There is also a strong tradition of noir and detective fiction across sub-Saharan Africa, with successful authors like Mukoma Wa Ngugi, Mike Nicol, and Lauren Beukes, who incorporated detective fiction in her 2010 speculative fiction novel Zoo City. Noir enables the writer to peek beneath the surface of complex societies, and deftly reveal the structural tensions at play. My first novel Nigerians in Space drew upon noir traditions, combined with some fantastical folklore, to depict South Africa and Nigeria as I saw it. But noir didn’t work for me in depicting Nigeria today. The extreme contrasts in the country—of inequality, of the adaptation of technology—were too epic in scope to reduce to a hardboiled plot.

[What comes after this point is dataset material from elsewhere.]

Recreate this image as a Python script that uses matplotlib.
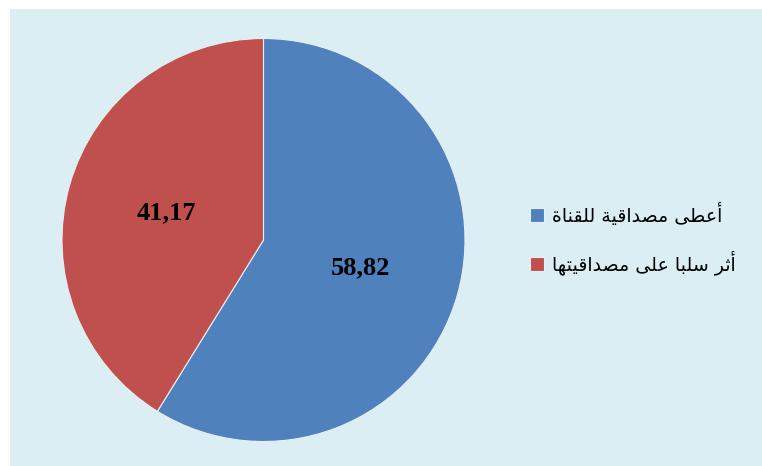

Creating a science fiction adventure freed me from these numerous literary constraints. By writing science fiction, I could imagine Nigeria for what it could become, rather than what it already is. After the Flare opens with a catastrophic solar flare that shorts out electronics and fries server farms across the American prairies. As the U.S. and Europe are thrown back to the 19th century, only countries that escaped the full impact of the flare can come to the rescue, and Nigeria is one of them. The flare also allowed me to envision what the syncretism of high technology combined with cultural traditions might look like in near-future Nigeria. If Nigerians were not trying to keep up with the disruptions of Silicon Valley, how might they blend their local conditions with the technology? How might they innovate around everyday problems that they face? What about tribal identity? Or the blockchain?
Adventure stories thrive on simplicity and streamlined plots, which is challenging in a complex country like Nigeria. But a science fiction adventure—the kind that I like to read—entices us to imagine not only our better selves but a future in which we would dare to live.